# Problem description
From the entries below, extract every line that includes the word "page".

# The data
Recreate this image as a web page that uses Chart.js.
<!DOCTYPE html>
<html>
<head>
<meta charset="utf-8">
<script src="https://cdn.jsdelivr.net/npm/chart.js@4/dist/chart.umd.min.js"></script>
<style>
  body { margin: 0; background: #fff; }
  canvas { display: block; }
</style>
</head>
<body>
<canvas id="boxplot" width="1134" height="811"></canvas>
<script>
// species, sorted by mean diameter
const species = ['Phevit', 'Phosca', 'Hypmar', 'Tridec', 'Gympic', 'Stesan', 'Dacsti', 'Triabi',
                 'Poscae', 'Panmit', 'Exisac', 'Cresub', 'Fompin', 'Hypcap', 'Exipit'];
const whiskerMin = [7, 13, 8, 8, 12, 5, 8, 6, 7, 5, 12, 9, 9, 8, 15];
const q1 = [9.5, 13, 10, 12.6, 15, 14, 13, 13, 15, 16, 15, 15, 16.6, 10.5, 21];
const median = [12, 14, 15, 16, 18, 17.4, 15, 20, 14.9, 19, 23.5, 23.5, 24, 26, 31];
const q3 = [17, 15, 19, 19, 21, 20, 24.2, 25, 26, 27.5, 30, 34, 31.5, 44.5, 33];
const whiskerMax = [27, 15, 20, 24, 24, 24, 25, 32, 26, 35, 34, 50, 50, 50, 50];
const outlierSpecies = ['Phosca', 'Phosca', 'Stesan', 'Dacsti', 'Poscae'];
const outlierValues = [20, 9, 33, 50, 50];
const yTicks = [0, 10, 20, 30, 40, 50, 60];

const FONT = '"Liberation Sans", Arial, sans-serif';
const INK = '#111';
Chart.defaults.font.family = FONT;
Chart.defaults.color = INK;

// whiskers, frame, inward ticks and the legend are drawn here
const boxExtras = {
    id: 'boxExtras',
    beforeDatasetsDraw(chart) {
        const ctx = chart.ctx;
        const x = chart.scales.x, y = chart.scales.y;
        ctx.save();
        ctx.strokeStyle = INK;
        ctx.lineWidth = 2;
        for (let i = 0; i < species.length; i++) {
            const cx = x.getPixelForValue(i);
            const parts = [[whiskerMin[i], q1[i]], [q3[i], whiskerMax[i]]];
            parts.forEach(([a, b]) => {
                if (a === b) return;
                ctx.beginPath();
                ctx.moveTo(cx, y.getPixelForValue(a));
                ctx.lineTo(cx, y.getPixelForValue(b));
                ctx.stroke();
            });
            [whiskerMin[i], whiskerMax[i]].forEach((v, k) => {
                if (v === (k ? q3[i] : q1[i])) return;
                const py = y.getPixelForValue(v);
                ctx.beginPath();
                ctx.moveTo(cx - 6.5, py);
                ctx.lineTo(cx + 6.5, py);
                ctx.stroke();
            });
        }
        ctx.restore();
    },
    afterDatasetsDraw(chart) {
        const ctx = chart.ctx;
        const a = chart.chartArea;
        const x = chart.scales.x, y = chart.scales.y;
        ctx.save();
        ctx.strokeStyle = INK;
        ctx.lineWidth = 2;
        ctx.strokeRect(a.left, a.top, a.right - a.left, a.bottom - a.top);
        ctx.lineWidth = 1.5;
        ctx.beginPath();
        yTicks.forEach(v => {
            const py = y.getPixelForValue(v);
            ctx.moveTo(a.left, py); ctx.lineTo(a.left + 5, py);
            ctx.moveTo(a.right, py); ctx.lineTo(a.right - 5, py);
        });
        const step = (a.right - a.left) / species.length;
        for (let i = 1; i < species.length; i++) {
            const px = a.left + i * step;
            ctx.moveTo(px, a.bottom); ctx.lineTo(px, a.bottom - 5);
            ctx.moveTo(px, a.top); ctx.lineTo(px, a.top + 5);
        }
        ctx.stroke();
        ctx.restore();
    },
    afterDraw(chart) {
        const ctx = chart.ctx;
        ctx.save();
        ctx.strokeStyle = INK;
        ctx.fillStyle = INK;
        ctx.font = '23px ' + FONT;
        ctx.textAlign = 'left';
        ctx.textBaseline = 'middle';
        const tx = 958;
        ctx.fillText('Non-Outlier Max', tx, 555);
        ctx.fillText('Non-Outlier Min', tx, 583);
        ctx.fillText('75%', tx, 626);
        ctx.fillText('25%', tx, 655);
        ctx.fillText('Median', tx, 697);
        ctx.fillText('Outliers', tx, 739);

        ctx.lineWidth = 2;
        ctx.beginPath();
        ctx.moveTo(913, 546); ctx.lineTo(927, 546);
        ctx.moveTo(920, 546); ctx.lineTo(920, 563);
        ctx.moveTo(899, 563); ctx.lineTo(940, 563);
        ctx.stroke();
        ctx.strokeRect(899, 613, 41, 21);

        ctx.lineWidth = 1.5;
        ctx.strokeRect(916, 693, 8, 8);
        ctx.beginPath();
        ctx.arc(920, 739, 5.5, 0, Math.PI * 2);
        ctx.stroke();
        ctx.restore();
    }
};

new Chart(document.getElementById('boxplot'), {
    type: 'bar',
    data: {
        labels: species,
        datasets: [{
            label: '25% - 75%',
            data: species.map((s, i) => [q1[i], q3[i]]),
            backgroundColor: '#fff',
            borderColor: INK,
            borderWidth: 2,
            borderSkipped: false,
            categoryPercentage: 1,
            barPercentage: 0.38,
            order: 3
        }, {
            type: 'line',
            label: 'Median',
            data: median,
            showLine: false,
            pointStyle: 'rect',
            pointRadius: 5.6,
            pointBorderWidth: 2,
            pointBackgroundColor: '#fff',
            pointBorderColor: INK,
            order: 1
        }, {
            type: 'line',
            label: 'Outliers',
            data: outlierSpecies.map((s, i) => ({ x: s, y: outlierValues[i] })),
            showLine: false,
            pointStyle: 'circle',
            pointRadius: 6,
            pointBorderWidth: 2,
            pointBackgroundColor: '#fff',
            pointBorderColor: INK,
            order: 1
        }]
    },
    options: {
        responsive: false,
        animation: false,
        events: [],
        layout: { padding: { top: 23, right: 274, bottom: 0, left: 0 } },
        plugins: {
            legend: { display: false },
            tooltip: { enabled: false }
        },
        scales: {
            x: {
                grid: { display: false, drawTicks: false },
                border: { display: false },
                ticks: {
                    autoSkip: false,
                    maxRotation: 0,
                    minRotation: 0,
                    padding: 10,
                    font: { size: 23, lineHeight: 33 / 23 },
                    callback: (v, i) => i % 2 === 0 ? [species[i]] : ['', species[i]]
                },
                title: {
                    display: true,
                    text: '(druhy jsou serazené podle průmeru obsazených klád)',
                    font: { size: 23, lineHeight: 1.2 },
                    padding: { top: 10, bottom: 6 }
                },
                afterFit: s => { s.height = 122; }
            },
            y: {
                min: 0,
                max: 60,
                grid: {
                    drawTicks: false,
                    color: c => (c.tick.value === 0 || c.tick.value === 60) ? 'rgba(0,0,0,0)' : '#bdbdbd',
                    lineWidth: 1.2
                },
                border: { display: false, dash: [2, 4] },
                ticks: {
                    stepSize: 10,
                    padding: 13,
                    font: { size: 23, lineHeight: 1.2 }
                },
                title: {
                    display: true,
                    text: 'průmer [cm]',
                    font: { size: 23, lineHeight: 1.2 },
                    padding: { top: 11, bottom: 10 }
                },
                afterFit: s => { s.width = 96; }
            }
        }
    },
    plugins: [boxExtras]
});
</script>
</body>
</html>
--
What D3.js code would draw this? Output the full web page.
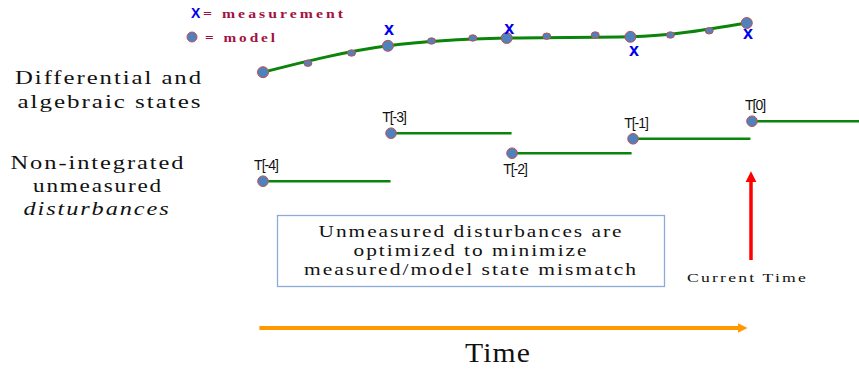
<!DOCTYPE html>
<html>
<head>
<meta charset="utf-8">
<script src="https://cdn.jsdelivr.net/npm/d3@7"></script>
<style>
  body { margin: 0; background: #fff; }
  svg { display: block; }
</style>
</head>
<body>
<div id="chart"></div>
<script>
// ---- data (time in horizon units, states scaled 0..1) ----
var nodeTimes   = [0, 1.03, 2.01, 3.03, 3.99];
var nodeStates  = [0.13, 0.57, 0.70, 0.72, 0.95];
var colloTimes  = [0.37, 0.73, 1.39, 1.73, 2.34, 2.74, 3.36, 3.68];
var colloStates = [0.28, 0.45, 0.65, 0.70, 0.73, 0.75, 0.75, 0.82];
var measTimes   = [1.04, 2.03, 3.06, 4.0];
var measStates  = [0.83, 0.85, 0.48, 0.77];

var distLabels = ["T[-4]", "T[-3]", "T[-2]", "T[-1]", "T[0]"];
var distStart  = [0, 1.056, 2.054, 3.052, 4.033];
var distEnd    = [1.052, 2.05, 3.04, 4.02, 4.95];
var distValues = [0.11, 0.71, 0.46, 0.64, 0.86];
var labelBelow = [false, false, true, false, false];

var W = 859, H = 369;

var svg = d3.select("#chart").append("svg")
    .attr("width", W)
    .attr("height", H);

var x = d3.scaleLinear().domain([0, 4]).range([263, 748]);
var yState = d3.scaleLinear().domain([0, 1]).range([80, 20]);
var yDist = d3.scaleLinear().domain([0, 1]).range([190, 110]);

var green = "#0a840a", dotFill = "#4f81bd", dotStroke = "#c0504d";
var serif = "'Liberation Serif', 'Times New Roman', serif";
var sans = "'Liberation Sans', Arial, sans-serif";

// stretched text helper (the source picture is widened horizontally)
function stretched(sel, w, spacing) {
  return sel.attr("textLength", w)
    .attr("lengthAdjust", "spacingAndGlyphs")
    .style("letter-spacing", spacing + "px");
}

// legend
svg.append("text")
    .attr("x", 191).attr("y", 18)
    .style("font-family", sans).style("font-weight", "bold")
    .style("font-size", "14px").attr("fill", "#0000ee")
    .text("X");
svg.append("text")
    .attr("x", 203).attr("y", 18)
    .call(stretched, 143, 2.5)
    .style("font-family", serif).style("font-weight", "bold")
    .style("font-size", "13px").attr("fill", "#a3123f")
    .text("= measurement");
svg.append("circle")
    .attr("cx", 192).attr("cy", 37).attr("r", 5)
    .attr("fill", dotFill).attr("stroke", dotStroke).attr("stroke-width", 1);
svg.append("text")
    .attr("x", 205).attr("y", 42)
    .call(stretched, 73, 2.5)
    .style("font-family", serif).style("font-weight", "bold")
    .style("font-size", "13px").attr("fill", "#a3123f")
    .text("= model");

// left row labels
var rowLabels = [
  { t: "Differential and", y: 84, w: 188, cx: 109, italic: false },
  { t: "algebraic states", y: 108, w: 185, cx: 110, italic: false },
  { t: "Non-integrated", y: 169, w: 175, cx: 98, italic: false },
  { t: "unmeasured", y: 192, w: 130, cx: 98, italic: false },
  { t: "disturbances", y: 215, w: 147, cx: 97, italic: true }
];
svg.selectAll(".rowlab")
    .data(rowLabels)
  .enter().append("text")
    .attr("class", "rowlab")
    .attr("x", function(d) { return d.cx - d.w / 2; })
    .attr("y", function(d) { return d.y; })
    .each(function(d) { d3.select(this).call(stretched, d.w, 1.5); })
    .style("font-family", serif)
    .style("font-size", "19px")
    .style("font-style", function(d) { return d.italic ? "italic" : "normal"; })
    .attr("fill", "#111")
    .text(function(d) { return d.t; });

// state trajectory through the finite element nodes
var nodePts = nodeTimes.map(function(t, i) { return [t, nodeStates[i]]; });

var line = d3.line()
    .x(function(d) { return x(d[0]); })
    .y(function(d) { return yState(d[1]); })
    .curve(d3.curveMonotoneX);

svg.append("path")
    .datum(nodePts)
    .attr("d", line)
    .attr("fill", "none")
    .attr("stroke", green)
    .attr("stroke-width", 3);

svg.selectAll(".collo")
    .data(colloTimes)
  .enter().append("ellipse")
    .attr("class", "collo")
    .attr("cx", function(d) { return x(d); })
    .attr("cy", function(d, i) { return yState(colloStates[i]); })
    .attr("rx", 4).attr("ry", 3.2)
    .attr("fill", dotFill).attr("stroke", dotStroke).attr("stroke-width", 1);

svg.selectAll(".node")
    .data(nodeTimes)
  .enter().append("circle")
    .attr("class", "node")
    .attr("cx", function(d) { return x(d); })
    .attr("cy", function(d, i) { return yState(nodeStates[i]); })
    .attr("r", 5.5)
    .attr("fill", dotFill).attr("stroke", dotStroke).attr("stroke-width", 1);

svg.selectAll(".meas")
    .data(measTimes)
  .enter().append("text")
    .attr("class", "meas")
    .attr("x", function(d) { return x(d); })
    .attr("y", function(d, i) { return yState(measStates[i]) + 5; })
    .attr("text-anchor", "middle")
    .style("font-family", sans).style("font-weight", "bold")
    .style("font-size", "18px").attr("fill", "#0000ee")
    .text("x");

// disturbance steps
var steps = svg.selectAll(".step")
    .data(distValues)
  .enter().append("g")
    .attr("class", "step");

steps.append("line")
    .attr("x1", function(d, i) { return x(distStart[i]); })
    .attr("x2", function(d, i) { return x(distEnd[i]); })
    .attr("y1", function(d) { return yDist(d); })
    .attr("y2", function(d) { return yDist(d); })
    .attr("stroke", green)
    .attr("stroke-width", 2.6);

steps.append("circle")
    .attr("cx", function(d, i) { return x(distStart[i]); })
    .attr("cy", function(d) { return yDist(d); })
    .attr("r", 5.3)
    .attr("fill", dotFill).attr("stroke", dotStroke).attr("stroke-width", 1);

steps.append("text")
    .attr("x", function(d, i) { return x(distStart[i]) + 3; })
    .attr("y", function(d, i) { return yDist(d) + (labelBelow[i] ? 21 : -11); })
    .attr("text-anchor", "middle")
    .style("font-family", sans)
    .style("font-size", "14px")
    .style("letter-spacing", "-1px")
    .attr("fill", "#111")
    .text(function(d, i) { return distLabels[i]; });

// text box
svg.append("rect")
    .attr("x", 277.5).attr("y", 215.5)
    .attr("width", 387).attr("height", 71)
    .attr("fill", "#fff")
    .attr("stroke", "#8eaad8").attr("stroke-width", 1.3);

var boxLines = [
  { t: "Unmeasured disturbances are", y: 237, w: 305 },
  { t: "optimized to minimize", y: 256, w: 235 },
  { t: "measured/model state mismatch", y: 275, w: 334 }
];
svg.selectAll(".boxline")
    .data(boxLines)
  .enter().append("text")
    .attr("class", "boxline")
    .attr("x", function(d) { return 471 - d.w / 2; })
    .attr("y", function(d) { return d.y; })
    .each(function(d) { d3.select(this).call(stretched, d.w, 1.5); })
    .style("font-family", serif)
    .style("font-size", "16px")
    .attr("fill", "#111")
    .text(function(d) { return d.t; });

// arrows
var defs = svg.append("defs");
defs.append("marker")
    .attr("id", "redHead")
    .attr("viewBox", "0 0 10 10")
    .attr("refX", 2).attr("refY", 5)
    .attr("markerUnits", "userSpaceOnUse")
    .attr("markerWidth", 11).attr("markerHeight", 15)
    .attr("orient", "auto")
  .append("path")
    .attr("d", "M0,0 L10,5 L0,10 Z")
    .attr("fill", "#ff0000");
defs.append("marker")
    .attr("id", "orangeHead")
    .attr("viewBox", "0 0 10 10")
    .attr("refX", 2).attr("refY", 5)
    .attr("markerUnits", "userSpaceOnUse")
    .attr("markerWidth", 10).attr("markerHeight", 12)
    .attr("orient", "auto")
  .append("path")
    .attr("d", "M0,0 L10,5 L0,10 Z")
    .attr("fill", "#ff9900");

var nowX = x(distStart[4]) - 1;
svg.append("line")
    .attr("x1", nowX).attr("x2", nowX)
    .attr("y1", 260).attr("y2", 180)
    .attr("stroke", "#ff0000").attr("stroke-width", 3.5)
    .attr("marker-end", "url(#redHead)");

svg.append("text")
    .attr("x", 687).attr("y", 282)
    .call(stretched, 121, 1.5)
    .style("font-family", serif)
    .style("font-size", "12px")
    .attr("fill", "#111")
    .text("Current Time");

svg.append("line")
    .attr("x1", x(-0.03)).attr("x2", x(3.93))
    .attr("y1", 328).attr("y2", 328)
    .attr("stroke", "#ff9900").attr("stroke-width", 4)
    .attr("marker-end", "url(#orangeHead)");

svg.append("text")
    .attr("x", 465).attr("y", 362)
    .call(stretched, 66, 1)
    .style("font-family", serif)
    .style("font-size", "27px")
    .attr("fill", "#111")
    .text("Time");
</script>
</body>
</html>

# Solution to this exercise
Recreate this image as a web page that uses Chart.js.
What D3.js code would draw this? Output the full web page.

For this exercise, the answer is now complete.